## WHAT TO WORK ON:
Repeat the listing word for word. No pictures belong in the copy.

## SUPPLIED MATERIAL:
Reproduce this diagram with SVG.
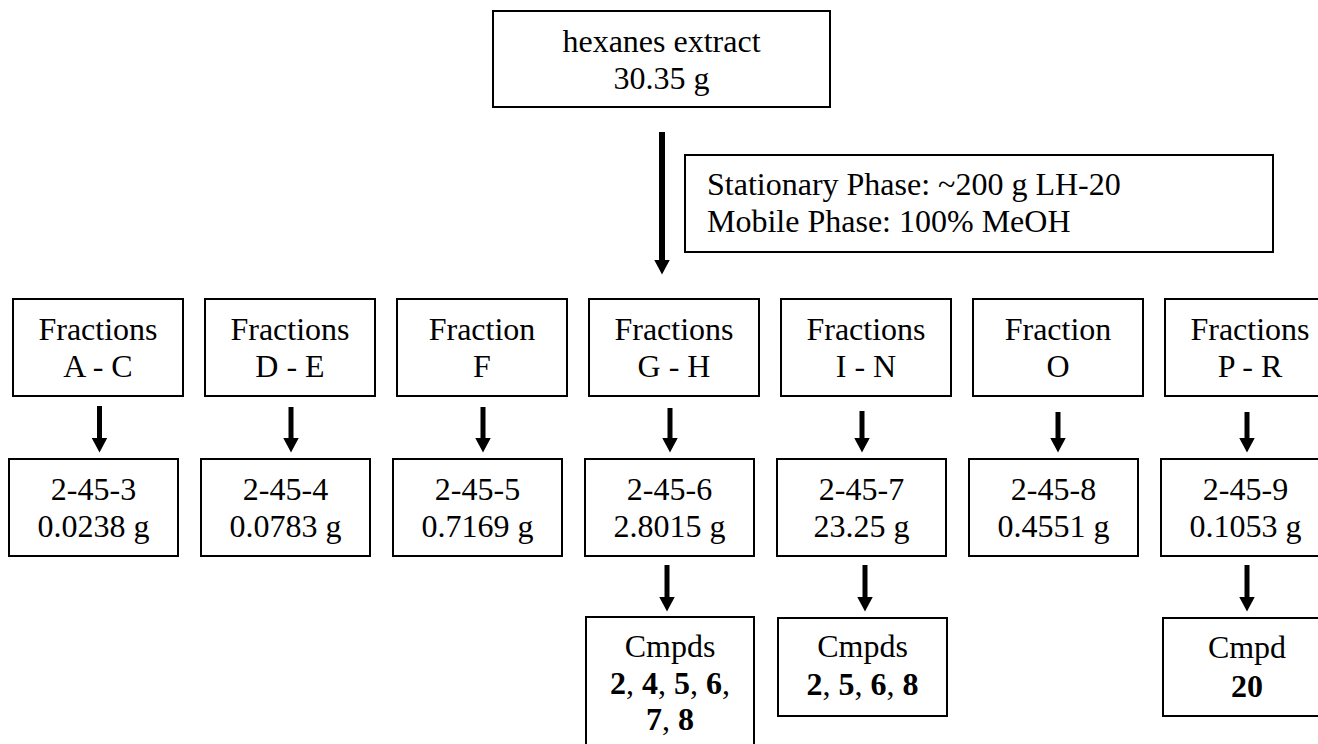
<svg xmlns="http://www.w3.org/2000/svg" width="1318" height="744" viewBox="0 0 1318 744">
<style>
  .box { fill: #ffffff; stroke: #000000; stroke-width: 2; }
  .t { font-family: "Liberation Serif", "Times New Roman", serif; font-size: 32px; fill: #000000; text-anchor: middle; }
  .tl { font-family: "Liberation Serif", "Times New Roman", serif; font-size: 32px; fill: #000000; text-anchor: start; }
  .b { font-weight: bold; }
  .arr { stroke: #000000; stroke-width: 5; fill: none; marker-end: url(#head); }
  .arrbig { stroke: #000000; stroke-width: 6; fill: none; marker-end: url(#head); }
</style>
<defs>
  <marker id="head" markerUnits="userSpaceOnUse" viewBox="0 0 15 16" markerWidth="15" markerHeight="16" refX="0.5" refY="8" orient="auto">
    <path d="M0,0 L15,8 L0,16 Z" fill="#000000"/>
  </marker>
</defs>
<rect width="1318" height="744" fill="#ffffff"/>

<g id="connectors">
  <line class="arrbig" x1="662" y1="132" x2="662" y2="260"/>
  <line class="arr" x1="99.5" y1="406" x2="99.5" y2="438"/>
  <line class="arr" x1="291" y1="407" x2="291" y2="438"/>
  <line class="arr" x1="483" y1="407" x2="483" y2="438"/>
  <line class="arr" x1="670" y1="408" x2="670" y2="438"/>
  <line class="arr" x1="862" y1="411" x2="862" y2="438"/>
  <line class="arr" x1="1058" y1="412" x2="1058" y2="438"/>
  <line class="arr" x1="1247" y1="412" x2="1247" y2="438"/>
  <line class="arr" x1="667" y1="565" x2="667" y2="597"/>
  <line class="arr" x1="865" y1="565" x2="865" y2="597"/>
  <line class="arr" x1="1247" y1="565" x2="1247" y2="597"/>
</g>

<g id="hexanes">
  <rect class="box" x="493" y="11" width="337" height="96"/>
  <text class="t" x="661.5" y="52">hexanes extract</text>
  <text class="t" x="661.5" y="89">30.35 g</text>
</g>

<g id="conditions">
  <rect class="box" x="685" y="155" width="588" height="97"/>
  <text class="tl" x="707" y="195">Stationary Phase: ~200 g LH-20</text>
  <text class="tl" x="707" y="232">Mobile Phase: 100% MeOH</text>
</g>

<g id="frac-AC">
  <rect class="box" x="13" y="299" width="170" height="97"/>
  <text class="t" x="98" y="340">Fractions</text>
  <text class="t" x="98" y="377">A - C</text>
</g>
<g id="frac-DE">
  <rect class="box" x="205" y="299" width="170" height="97"/>
  <text class="t" x="290" y="340">Fractions</text>
  <text class="t" x="290" y="377">D - E</text>
</g>
<g id="frac-F">
  <rect class="box" x="397" y="299" width="170" height="97"/>
  <text class="t" x="482" y="340">Fraction</text>
  <text class="t" x="482" y="377">F</text>
</g>
<g id="frac-GH">
  <rect class="box" x="589" y="299" width="170" height="97"/>
  <text class="t" x="674" y="340">Fractions</text>
  <text class="t" x="674" y="377">G - H</text>
</g>
<g id="frac-IN">
  <rect class="box" x="781" y="299" width="170" height="97"/>
  <text class="t" x="866" y="340">Fractions</text>
  <text class="t" x="866" y="377">I - N</text>
</g>
<g id="frac-O">
  <rect class="box" x="973" y="299" width="170" height="97"/>
  <text class="t" x="1058" y="340">Fraction</text>
  <text class="t" x="1058" y="377">O</text>
</g>
<g id="frac-PR">
  <rect class="box" x="1165" y="299" width="170" height="97"/>
  <text class="t" x="1250" y="340">Fractions</text>
  <text class="t" x="1250" y="377">P - R</text>
</g>

<g id="s-2-45-3">
  <rect class="box" x="9" y="459" width="169" height="97"/>
  <text class="t" x="93.5" y="500">2-45-3</text>
  <text class="t" x="93.5" y="537">0.0238 g</text>
</g>
<g id="s-2-45-4">
  <rect class="box" x="201" y="459" width="169" height="97"/>
  <text class="t" x="285.5" y="500">2-45-4</text>
  <text class="t" x="285.5" y="537">0.0783 g</text>
</g>
<g id="s-2-45-5">
  <rect class="box" x="393" y="459" width="169" height="97"/>
  <text class="t" x="477.5" y="500">2-45-5</text>
  <text class="t" x="477.5" y="537">0.7169 g</text>
</g>
<g id="s-2-45-6">
  <rect class="box" x="585" y="459" width="169" height="97"/>
  <text class="t" x="669.5" y="500">2-45-6</text>
  <text class="t" x="669.5" y="537">2.8015 g</text>
</g>
<g id="s-2-45-7">
  <rect class="box" x="777" y="459" width="169" height="97"/>
  <text class="t" x="861.5" y="500">2-45-7</text>
  <text class="t" x="861.5" y="537">23.25 g</text>
</g>
<g id="s-2-45-8">
  <rect class="box" x="969" y="459" width="169" height="97"/>
  <text class="t" x="1053.5" y="500">2-45-8</text>
  <text class="t" x="1053.5" y="537">0.4551 g</text>
</g>
<g id="s-2-45-9">
  <rect class="box" x="1161" y="459" width="169" height="97"/>
  <text class="t" x="1245.5" y="500">2-45-9</text>
  <text class="t" x="1245.5" y="537">0.1053 g</text>
</g>

<g id="cmpds-GH">
  <rect class="box" x="586" y="617" width="168" height="140"/>
  <text class="t" x="670" y="657">Cmpds</text>
  <text class="t" x="670" y="694"><tspan class="b">2</tspan>, <tspan class="b">4</tspan>, <tspan class="b">5</tspan>, <tspan class="b">6</tspan>,</text>
  <text class="t" x="670" y="730"><tspan class="b">7</tspan>, <tspan class="b">8</tspan></text>
</g>
<g id="cmpds-IN">
  <rect class="box" x="778" y="618" width="169" height="98"/>
  <text class="t" x="862.5" y="657">Cmpds</text>
  <text class="t" x="862.5" y="695"><tspan class="b">2</tspan>, <tspan class="b">5</tspan>, <tspan class="b">6</tspan>, <tspan class="b">8</tspan></text>
</g>
<g id="cmpd-PR">
  <rect class="box" x="1163" y="618" width="169" height="98"/>
  <text class="t" x="1247" y="658">Cmpd</text>
  <text class="t b" x="1247" y="697">20</text>
</g>
</svg>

## THE RESPONSE:
Reproduce this diagram with SVG.
<svg xmlns="http://www.w3.org/2000/svg" width="1318" height="744" viewBox="0 0 1318 744">
<style>
  .box { fill: #ffffff; stroke: #000000; stroke-width: 2; }
  .t { font-family: "Liberation Serif", "Times New Roman", serif; font-size: 32px; fill: #000000; text-anchor: middle; }
  .tl { font-family: "Liberation Serif", "Times New Roman", serif; font-size: 32px; fill: #000000; text-anchor: start; }
  .b { font-weight: bold; }
  .arr { stroke: #000000; stroke-width: 5; fill: none; marker-end: url(#head); }
  .arrbig { stroke: #000000; stroke-width: 6; fill: none; marker-end: url(#head); }
</style>
<defs>
  <marker id="head" markerUnits="userSpaceOnUse" viewBox="0 0 15 16" markerWidth="15" markerHeight="16" refX="0.5" refY="8" orient="auto">
    <path d="M0,0 L15,8 L0,16 Z" fill="#000000"/>
  </marker>
</defs>
<rect width="1318" height="744" fill="#ffffff"/>

<g id="connectors">
  <line class="arrbig" x1="662" y1="132" x2="662" y2="260"/>
  <line class="arr" x1="99.5" y1="406" x2="99.5" y2="438"/>
  <line class="arr" x1="291" y1="407" x2="291" y2="438"/>
  <line class="arr" x1="483" y1="407" x2="483" y2="438"/>
  <line class="arr" x1="670" y1="408" x2="670" y2="438"/>
  <line class="arr" x1="862" y1="411" x2="862" y2="438"/>
  <line class="arr" x1="1058" y1="412" x2="1058" y2="438"/>
  <line class="arr" x1="1247" y1="412" x2="1247" y2="438"/>
  <line class="arr" x1="667" y1="565" x2="667" y2="597"/>
  <line class="arr" x1="865" y1="565" x2="865" y2="597"/>
  <line class="arr" x1="1247" y1="565" x2="1247" y2="597"/>
</g>

<g id="hexanes">
  <rect class="box" x="493" y="11" width="337" height="96"/>
  <text class="t" x="661.5" y="52">hexanes extract</text>
  <text class="t" x="661.5" y="89">30.35 g</text>
</g>

<g id="conditions">
  <rect class="box" x="685" y="155" width="588" height="97"/>
  <text class="tl" x="707" y="195">Stationary Phase: ~200 g LH-20</text>
  <text class="tl" x="707" y="232">Mobile Phase: 100% MeOH</text>
</g>

<g id="frac-AC">
  <rect class="box" x="13" y="299" width="170" height="97"/>
  <text class="t" x="98" y="340">Fractions</text>
  <text class="t" x="98" y="377">A - C</text>
</g>
<g id="frac-DE">
  <rect class="box" x="205" y="299" width="170" height="97"/>
  <text class="t" x="290" y="340">Fractions</text>
  <text class="t" x="290" y="377">D - E</text>
</g>
<g id="frac-F">
  <rect class="box" x="397" y="299" width="170" height="97"/>
  <text class="t" x="482" y="340">Fraction</text>
  <text class="t" x="482" y="377">F</text>
</g>
<g id="frac-GH">
  <rect class="box" x="589" y="299" width="170" height="97"/>
  <text class="t" x="674" y="340">Fractions</text>
  <text class="t" x="674" y="377">G - H</text>
</g>
<g id="frac-IN">
  <rect class="box" x="781" y="299" width="170" height="97"/>
  <text class="t" x="866" y="340">Fractions</text>
  <text class="t" x="866" y="377">I - N</text>
</g>
<g id="frac-O">
  <rect class="box" x="973" y="299" width="170" height="97"/>
  <text class="t" x="1058" y="340">Fraction</text>
  <text class="t" x="1058" y="377">O</text>
</g>
<g id="frac-PR">
  <rect class="box" x="1165" y="299" width="170" height="97"/>
  <text class="t" x="1250" y="340">Fractions</text>
  <text class="t" x="1250" y="377">P - R</text>
</g>

<g id="s-2-45-3">
  <rect class="box" x="9" y="459" width="169" height="97"/>
  <text class="t" x="93.5" y="500">2-45-3</text>
  <text class="t" x="93.5" y="537">0.0238 g</text>
</g>
<g id="s-2-45-4">
  <rect class="box" x="201" y="459" width="169" height="97"/>
  <text class="t" x="285.5" y="500">2-45-4</text>
  <text class="t" x="285.5" y="537">0.0783 g</text>
</g>
<g id="s-2-45-5">
  <rect class="box" x="393" y="459" width="169" height="97"/>
  <text class="t" x="477.5" y="500">2-45-5</text>
  <text class="t" x="477.5" y="537">0.7169 g</text>
</g>
<g id="s-2-45-6">
  <rect class="box" x="585" y="459" width="169" height="97"/>
  <text class="t" x="669.5" y="500">2-45-6</text>
  <text class="t" x="669.5" y="537">2.8015 g</text>
</g>
<g id="s-2-45-7">
  <rect class="box" x="777" y="459" width="169" height="97"/>
  <text class="t" x="861.5" y="500">2-45-7</text>
  <text class="t" x="861.5" y="537">23.25 g</text>
</g>
<g id="s-2-45-8">
  <rect class="box" x="969" y="459" width="169" height="97"/>
  <text class="t" x="1053.5" y="500">2-45-8</text>
  <text class="t" x="1053.5" y="537">0.4551 g</text>
</g>
<g id="s-2-45-9">
  <rect class="box" x="1161" y="459" width="169" height="97"/>
  <text class="t" x="1245.5" y="500">2-45-9</text>
  <text class="t" x="1245.5" y="537">0.1053 g</text>
</g>

<g id="cmpds-GH">
  <rect class="box" x="586" y="617" width="168" height="140"/>
  <text class="t" x="670" y="657">Cmpds</text>
  <text class="t" x="670" y="694"><tspan class="b">2</tspan>, <tspan class="b">4</tspan>, <tspan class="b">5</tspan>, <tspan class="b">6</tspan>,</text>
  <text class="t" x="670" y="730"><tspan class="b">7</tspan>, <tspan class="b">8</tspan></text>
</g>
<g id="cmpds-IN">
  <rect class="box" x="778" y="618" width="169" height="98"/>
  <text class="t" x="862.5" y="657">Cmpds</text>
  <text class="t" x="862.5" y="695"><tspan class="b">2</tspan>, <tspan class="b">5</tspan>, <tspan class="b">6</tspan>, <tspan class="b">8</tspan></text>
</g>
<g id="cmpd-PR">
  <rect class="box" x="1163" y="618" width="169" height="98"/>
  <text class="t" x="1247" y="658">Cmpd</text>
  <text class="t b" x="1247" y="697">20</text>
</g>
</svg>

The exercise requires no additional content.